## BEGIN ENTRIES PROVIDED
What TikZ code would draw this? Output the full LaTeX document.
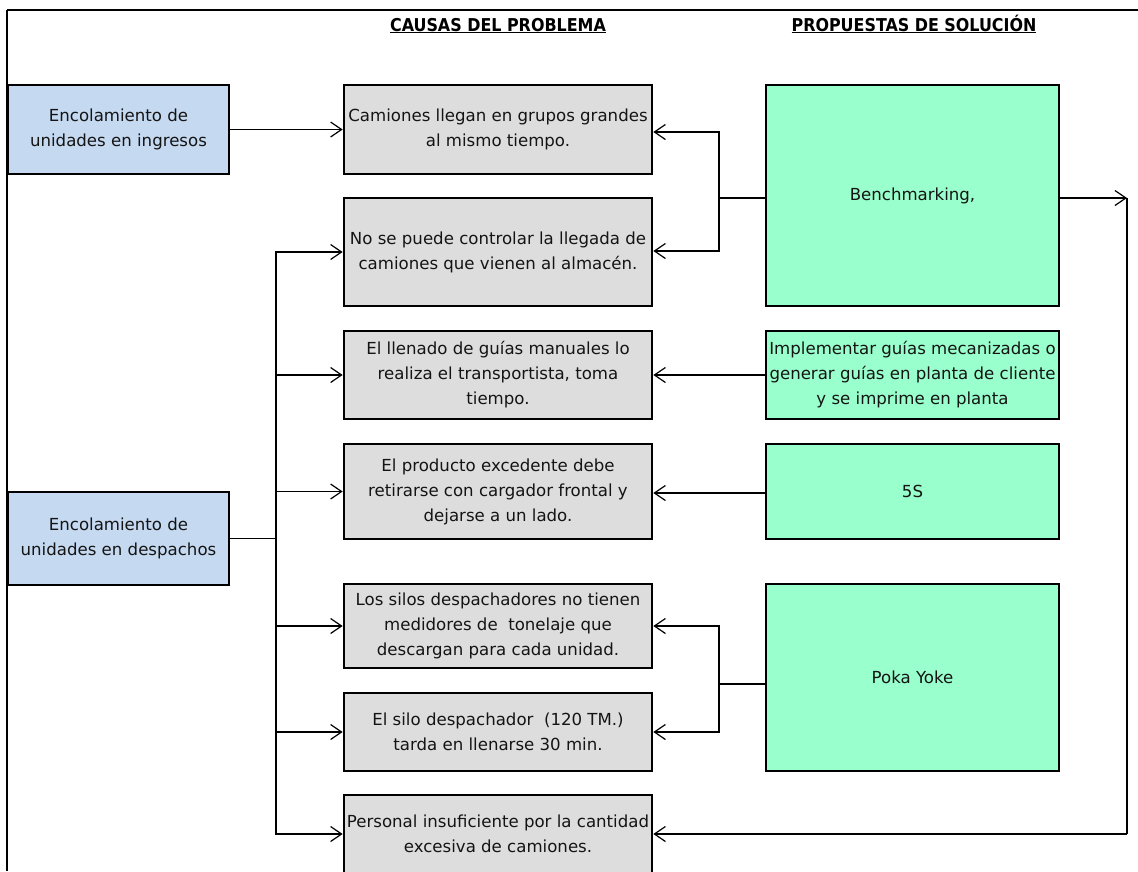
\documentclass[tikz,border=0pt]{standalone}
\usepackage{fontspec}
\setmainfont{DejaVu Sans}
\newfontfamily\headfont{DejaVu Sans Condensed}
\usetikzlibrary{arrows.meta}

\definecolor{causefill}{HTML}{DDDDDD}
\definecolor{rootfill}{HTML}{C5D9F1}
\definecolor{solfill}{HTML}{99FFCC}

\tikzset{
  box/.style={draw=black, line width=2.7pt, rectangle, inner sep=0pt,
    align=center, font=\fontsize{16.6}{25}\selectfont, text=black!92},
  rootbox/.style={box, fill=rootfill, minimum width=221pt},
  causebox/.style={box, fill=causefill, minimum width=308pt},
  solbox/.style={box, fill=solfill, minimum width=293pt},
  link/.style={draw=black, line width=1.4pt},
  arr/.style={link, -{Straight Barb[length=11pt,width=15pt,line width=1.2pt]}},
  heading/.style={font=\headfont\bfseries\fontsize{17.7}{20}\selectfont,
    inner sep=0pt, anchor=base}
}

\begin{document}
\begin{tikzpicture}[x=1pt,y=-1pt]
\clip (0,0) rectangle (1138,871);
\fill[white] (0,0) rectangle (1138,871);

% page frame (open at the bottom and right)
\draw[line width=1.8pt] (7,871) -- (7,10);
\draw[line width=2.4pt] (7,10) -- (1138,10);

% column headings
\node[heading] (hcause) at (498,31) {\underline{CAUSAS DEL PROBLEMA}};
\node[heading] (hsol) at (914,31) {\underline{PROPUESTAS DE SOLUCIÓN}};

% root problems
\node[rootbox, minimum height=89pt] (ing) at (118.5,129.5) {Encolamiento de\\unidades en ingresos};
\node[rootbox, minimum height=93pt] (des) at (118.5,538.5) {Encolamiento de\\unidades en despachos};

% causes
\node[causebox, minimum height=89pt] (c1) at (498,129.5) {Camiones llegan en grupos grandes\\al mismo tiempo.};
\node[causebox, minimum height=108pt] (c2) at (498,252) {No se puede controlar la llegada de\\camiones que vienen al almacén.};
\node[causebox, minimum height=88pt] (c3) at (498,375) {El llenado de guías manuales lo\\realiza el transportista, toma\\tiempo.};
\node[causebox, minimum height=95pt] (c4) at (498,491.5) {El producto excedente debe\\retirarse con cargador frontal y\\dejarse a un lado.};
\node[causebox, minimum height=84pt] (c5) at (498,626) {Los silos despachadores no tienen\\medidores de\ \ tonelaje que\\descargan para cada unidad.};
\node[causebox, minimum height=78pt] (c6) at (498,732) {El silo despachador\ \ (120 TM.)\\tarda en llenarse 30 min.};
\node[causebox, minimum height=78pt] (c7) at (498,834) {Personal insuficiente por la cantidad\\excesiva de camiones.};

% proposed solutions
\node[solbox, minimum height=221pt] (s1) at (912.5,195.5) {Benchmarking,};
\node[solbox, minimum height=88pt] (s2) at (912.5,375) {Implementar guías mecanizadas o\\generar guías en planta de cliente\\y se imprime en planta};
\node[solbox, minimum height=95pt] (s3) at (912.5,491.5) {5S};
\node[solbox, minimum height=187pt] (s4) at (912.5,677.5) {Poka Yoke};

% root problems to causes
\coordinate (trunk) at (276,538.5);
\draw[arr] (ing.east) -- (c1.west);
\draw[link] (des.east) -- (trunk);
\foreach \c in {c2,c3,c4,c5,c6,c7}
  \draw[arr] (trunk) |- (\c.west);

% solutions to causes
\coordinate (jb) at (719,198);
\draw[link] (s1.west |- jb) -- (jb);
\draw[arr] (jb) |- (c1.east |- 0,132);
\draw[arr] (jb) |- (c2.east |- 0,251);

\draw[arr] (s2.west) -- (c3.east);
\draw[arr] (s3.west |- 0,493) -- (c4.east |- 0,493);

\coordinate (jp) at (719,684);
\draw[link] (s4.west |- jp) -- (jp);
\draw[arr] (jp) |- (c5.east);
\draw[arr] (jp) |- (c6.east);

% benchmarking also feeds the staffing cause
\coordinate (rb) at (1127,198);
\draw[arr] (s1.east |- rb) -- (rb);
\draw[link, line width=2pt] (rb) -- (rb |- c7.east);
\draw[arr] (rb |- c7.east) -- (c7.east);
\end{tikzpicture}
\end{document}
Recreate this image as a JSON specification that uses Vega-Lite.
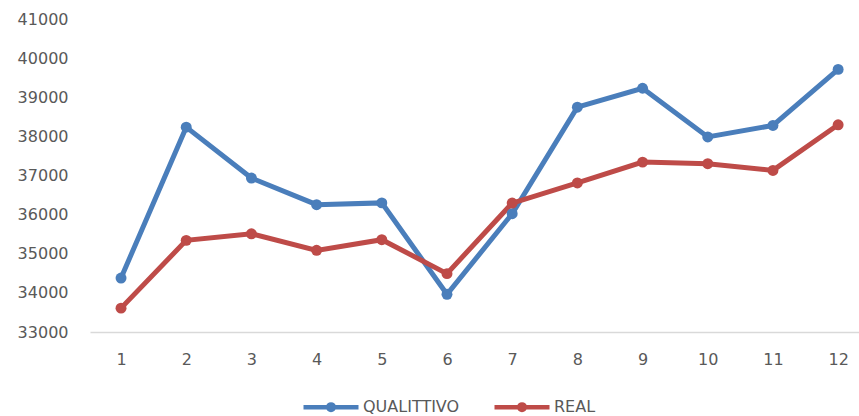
{
  "$schema": "https://vega.github.io/schema/vega-lite/v6.json",
  "width": 769,
  "height": 313,
  "autosize": "none",
  "padding": {"left": 90, "top": 19, "right": 0, "bottom": 84},
  "background": "white",
  "config": {"view": {"stroke": null}, "font": "DejaVu Sans"},
  "data": {"values": [
    {"mese": 1, "serie": "QUALITTIVO", "valore": 34380},
    {"mese": 2, "serie": "QUALITTIVO", "valore": 38236},
    {"mese": 3, "serie": "QUALITTIVO", "valore": 36934},
    {"mese": 4, "serie": "QUALITTIVO", "valore": 36254},
    {"mese": 5, "serie": "QUALITTIVO", "valore": 36300},
    {"mese": 6, "serie": "QUALITTIVO", "valore": 33963},
    {"mese": 7, "serie": "QUALITTIVO", "valore": 36024},
    {"mese": 8, "serie": "QUALITTIVO", "valore": 38747},
    {"mese": 9, "serie": "QUALITTIVO", "valore": 39230},
    {"mese": 10, "serie": "QUALITTIVO", "valore": 37985},
    {"mese": 11, "serie": "QUALITTIVO", "valore": 38280},
    {"mese": 12, "serie": "QUALITTIVO", "valore": 39712},
    {"mese": 1, "serie": "REAL", "valore": 33610},
    {"mese": 2, "serie": "REAL", "valore": 35342},
    {"mese": 3, "serie": "REAL", "valore": 35510},
    {"mese": 4, "serie": "REAL", "valore": 35087},
    {"mese": 5, "serie": "REAL", "valore": 35360},
    {"mese": 6, "serie": "REAL", "valore": 34492},
    {"mese": 7, "serie": "REAL", "valore": 36295},
    {"mese": 8, "serie": "REAL", "valore": 36810},
    {"mese": 9, "serie": "REAL", "valore": 37342},
    {"mese": 10, "serie": "REAL", "valore": 37301},
    {"mese": 11, "serie": "REAL", "valore": 37130},
    {"mese": 12, "serie": "REAL", "valore": 38297}
  ]},
  "mark": {"type": "line", "strokeWidth": 5, "point": {"filled": true, "size": 120, "opacity": 1}},
  "encoding": {
    "x": {
      "field": "mese", "type": "quantitative",
      "scale": {"domain": [0.524, 12.32], "nice": false, "zero": false},
      "axis": {
        "title": null, "values": [1,2,3,4,5,6,7,8,9,10,11,12], "format": "d",
        "grid": false, "ticks": false, "domainColor": "#d9d9d9", "domainWidth": 1.5,
        "labelFontSize": 16, "labelColor": "#595959", "labelPadding": 19, "labelFont": "DejaVu Sans"
      }
    },
    "y": {
      "field": "valore", "type": "quantitative",
      "scale": {"domain": [33000, 41000], "nice": false, "zero": false},
      "axis": {
        "title": null, "values": [33000,34000,35000,36000,37000,38000,39000,40000,41000], "format": "d",
        "grid": false, "ticks": false, "domain": false,
        "labelFontSize": 16, "labelColor": "#595959", "labelPadding": 22, "labelFont": "DejaVu Sans"
      }
    },
    "color": {
      "field": "serie", "type": "nominal",
      "scale": {"domain": ["QUALITTIVO", "REAL"], "range": ["#4A7EBB", "#BE4B48"]},
      "legend": {
        "title": null, "orient": "none", "direction": "horizontal",
        "legendX": 211, "legendY": 358,
        "symbolType": "M-1,0L1,0M-0.1,0a0.1,0.1 0 1,0 0.2,0a0.1,0.1 0 1,0 -0.2,0",
        "symbolSize": 3025, "symbolStrokeWidth": 4.5,
        "labelFontSize": 16, "labelColor": "#595959", "labelOffset": 2, "columnPadding": 25,
        "labelFont": "DejaVu Sans",
        "encode": {"symbols": {"update": {"fill": {"scale": "color", "field": "value"}, "fillOpacity": {"value": 1}}}}
      }
    }
  }
}
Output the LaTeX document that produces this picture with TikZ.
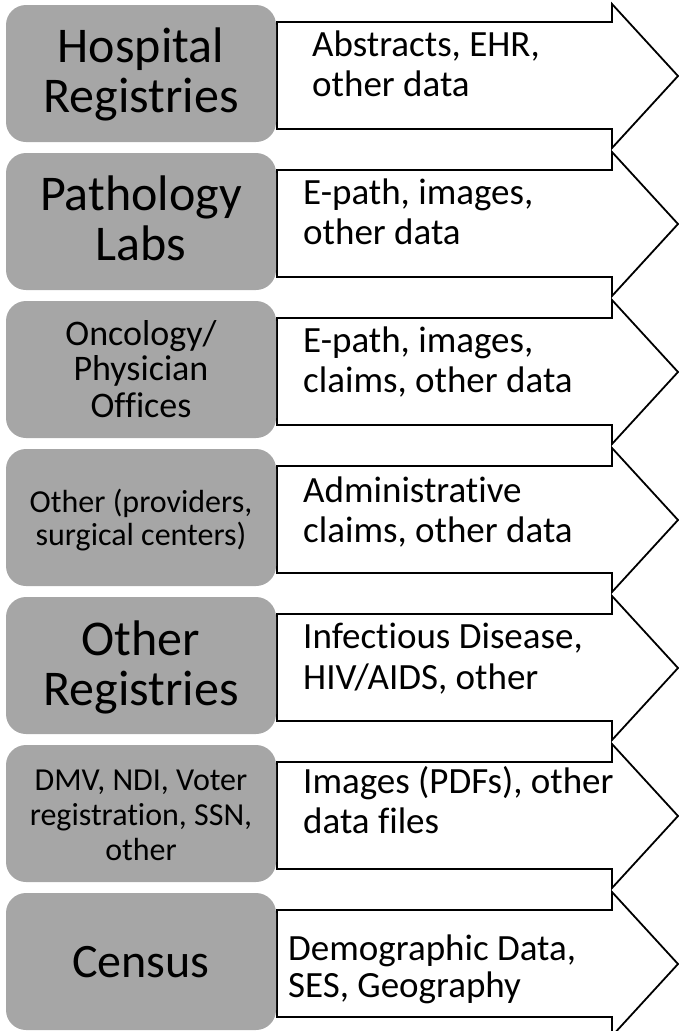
\documentclass[tikz,border=0pt]{standalone}
\usepackage{fontspec}
\setmainfont{Carlito}[Ligatures=NoCommon]
\definecolor{boxgray}{HTML}{A6A6A6}
\tikzset{
  srcbox/.style={fill=boxgray, draw=none, rounded corners=20pt, minimum width=270pt, minimum height=137pt, inner sep=0pt},
  flow/.style={fill=white, draw=black, line width=1.8pt, line join=miter},
  bigtxt/.style={anchor=base, inner sep=0pt, font=\fontsize{50}{50}\selectfont},
  midtxt/.style={anchor=base, inner sep=0pt, font=\fontsize{36}{36}\selectfont},
  smalltxt/.style={anchor=base, inner sep=0pt, font=\fontsize{32}{32}\selectfont},
  censustxt/.style={anchor=base, inner sep=0pt, font=\fontsize{48}{48}\selectfont},
  arrtxt/.style={anchor=base west, inner sep=0pt, font=\fontsize{37}{37}\selectfont},
}
\begin{document}
\begin{tikzpicture}[x=1pt,y=-1pt]
\useasboundingbox (0,0) rectangle (679,1031);
% arrows
\foreach \T in {5,153,301,449,597,745,893}{
  \draw[flow] (277,\T+17) -- (612,\T+17) -- (612,\T-1) -- (678,\T+71) -- (612,\T+143) -- (612,\T+124) -- (277,\T+124) -- cycle;
}
% boxes
\node[srcbox] (b1) at (141,73.5) {};
\node[srcbox] (b2) at (141,221.5) {};
\node[srcbox] (b3) at (141,369.5) {};
\node[srcbox] (b4) at (141,517.5) {};
\node[srcbox] (b5) at (141,665.5) {};
\node[srcbox] (b6) at (141,813.5) {};
\node[srcbox] (b7) at (141,961.5) {};
% box texts
\node[bigtxt] (t1a) at (141,62) {Hospital};
\node[bigtxt] (t1b) at (141,112) {Registries};
\node[bigtxt] (t2a) at (141,210) {Pathology};
\node[bigtxt] (t2b) at (141,260) {Labs};
\node[midtxt] (t3a) at (141,345) {Oncology/};
\node[midtxt] (t3b) at (141,380) {Physician};
\node[midtxt] (t3c) at (141,417) {Offices};
\node[smalltxt] (t4a) at (141,512) {Other (providers,};
\node[smalltxt] (t4b) at (141,545) {surgical centers)};
\node[bigtxt] (t5a) at (141,655) {Other};
\node[bigtxt] (t5b) at (141,705) {Registries};
\node[smalltxt] (t6a) at (141,790) {DMV, NDI, Voter};
\node[smalltxt] (t6b) at (141,825) {registration, SSN,};
\node[smalltxt] (t6c) at (141,860) {other};
\node[censustxt] (t7a) at (141,977) {Census};
% arrow texts
\node[arrtxt] (a1a) at (312,56) {Abstracts, EHR,};
\node[arrtxt] (a1b) at (312,96) {other data};
\node[arrtxt] (a2a) at (303,204) {E-path, images,};
\node[arrtxt] (a2b) at (303,244) {other data};
\node[arrtxt] (a3a) at (303,352) {E-path, images,};
\node[arrtxt] (a3b) at (303,392) {claims, other data};
\node[arrtxt] (a4a) at (303,502) {Administrative};
\node[arrtxt] (a4b) at (303,542) {claims, other data};
\node[arrtxt] (a5a) at (303,648) {Infectious Disease,};
\node[arrtxt] (a5b) at (303,689) {HIV/AIDS, other};
\node[arrtxt] (a6a) at (303,793) {Images (PDFs), other};
\node[arrtxt] (a6b) at (303,833) {data files};
\node[arrtxt] (a7a) at (288,960) {Demographic Data,};
\node[arrtxt] (a7b) at (288,997) {SES, Geography};
\end{tikzpicture}
\end{document}
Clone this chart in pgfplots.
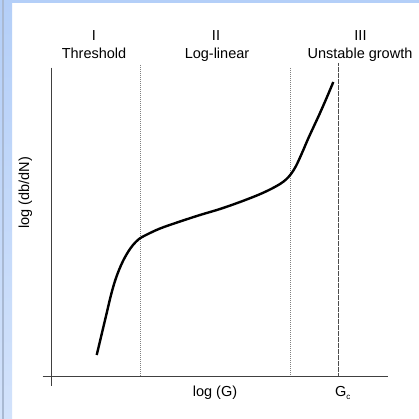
\documentclass[border=0pt]{standalone}
\usepackage{fontspec}
\setmainfont{Liberation Sans}
\usepackage{pgfplots}
\pgfplotsset{compat=1.18}
\definecolor{frameblue}{HTML}{B4CFF8}
\definecolor{frameblue2}{HTML}{D2E2FB}
\definecolor{stripe}{HTML}{A9B9D2}
\definecolor{axgray}{HTML}{404040}
\begin{document}
\begin{tikzpicture}
\begin{axis}[width=419pt,height=419pt,scale only axis,
  xmin=0,xmax=419,ymin=0,ymax=419,y dir=reverse,hide axis,clip=false]
% background and frame
\fill[white] (axis cs:0,0) rectangle (axis cs:419,419);
\fill[frameblue] (axis cs:0,0) rectangle (axis cs:419,3);
\shade[top color=frameblue,bottom color=frameblue2] (axis cs:0,0) rectangle (axis cs:12,419);
\fill[stripe] (axis cs:2,0) rectangle (axis cs:4,419);
% axes
\draw[axgray,line width=1.1pt] (axis cs:51.7,67.7) -- (axis cs:51.7,386);
\draw[axgray,line width=1.1pt] (axis cs:42.7,376.3) -- (axis cs:387.7,376.3);
% region boundaries
\addplot[gray,line width=0.6pt,dash pattern=on 1pt off 1pt] coordinates {(140.3,65) (140.3,376)};
\addplot[gray,line width=0.6pt,dash pattern=on 1pt off 1pt] coordinates {(290.3,68) (290.3,376)};
\addplot[black!70,line width=1.1pt,dash pattern=on 0.6pt off 0.6pt] coordinates {(338.7,63) (338.7,376)};
% curve
\addplot[black,line width=2.4pt,smooth,tension=0.55] coordinates {
(96.7,355) (101,337) (106,316) (111,295) (115,281) (119,270) (123,261)
(128,252) (133,245) (139,239) (146,235) (160,228.5) (180,221.5) (200,215)
(220,209) (240,202) (258,195) (270,189.5) (280,184) (286,179.5) (291,174)
(296,166) (302,153) (308,139) (314,126) (320,113) (327,97) (333.3,82)};
% labels
\begin{scope}[every node/.style={font=\fontsize{14.5}{17}\selectfont}]
\node[anchor=base] at (axis cs:94,41) {I};
\node[anchor=base] at (axis cs:94,59) {Threshold};
\node[anchor=base] at (axis cs:216,41) {II};
\node[anchor=base] at (axis cs:217,59) {Log-linear};
\node[anchor=base] at (axis cs:360.5,41) {III};
\node[anchor=base] at (axis cs:360,59) {Unstable growth};
\node[anchor=base] at (axis cs:215,396.5) {log (G)};
\node[anchor=base west,inner sep=0pt] at (axis cs:335,396.7) {G\raisebox{-3pt}{\fontsize{8}{9}\selectfont c}};
\node[rotate=90,anchor=center] at (axis cs:25.5,193) {log (db/dN)};
\end{scope}
\end{axis}
\end{tikzpicture}
\end{document}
## END ENTRIES PROVIDED
EXERCISE DIRECTIONS
Start at the first line of the records and write out everything up to and including the line containing "(7,10) -- (1138,10);". No pictures.

RESPONSE TO THE TASK
What TikZ code would draw this? Output the full LaTeX document.
\documentclass[tikz,border=0pt]{standalone}
\usepackage{fontspec}
\setmainfont{DejaVu Sans}
\newfontfamily\headfont{DejaVu Sans Condensed}
\usetikzlibrary{arrows.meta}

\definecolor{causefill}{HTML}{DDDDDD}
\definecolor{rootfill}{HTML}{C5D9F1}
\definecolor{solfill}{HTML}{99FFCC}

\tikzset{
  box/.style={draw=black, line width=2.7pt, rectangle, inner sep=0pt,
    align=center, font=\fontsize{16.6}{25}\selectfont, text=black!92},
  rootbox/.style={box, fill=rootfill, minimum width=221pt},
  causebox/.style={box, fill=causefill, minimum width=308pt},
  solbox/.style={box, fill=solfill, minimum width=293pt},
  link/.style={draw=black, line width=1.4pt},
  arr/.style={link, -{Straight Barb[length=11pt,width=15pt,line width=1.2pt]}},
  heading/.style={font=\headfont\bfseries\fontsize{17.7}{20}\selectfont,
    inner sep=0pt, anchor=base}
}

\begin{document}
\begin{tikzpicture}[x=1pt,y=-1pt]
\clip (0,0) rectangle (1138,871);
\fill[white] (0,0) rectangle (1138,871);

% page frame (open at the bottom and right)
\draw[line width=1.8pt] (7,871) -- (7,10);
\draw[line width=2.4pt] (7,10) -- (1138,10);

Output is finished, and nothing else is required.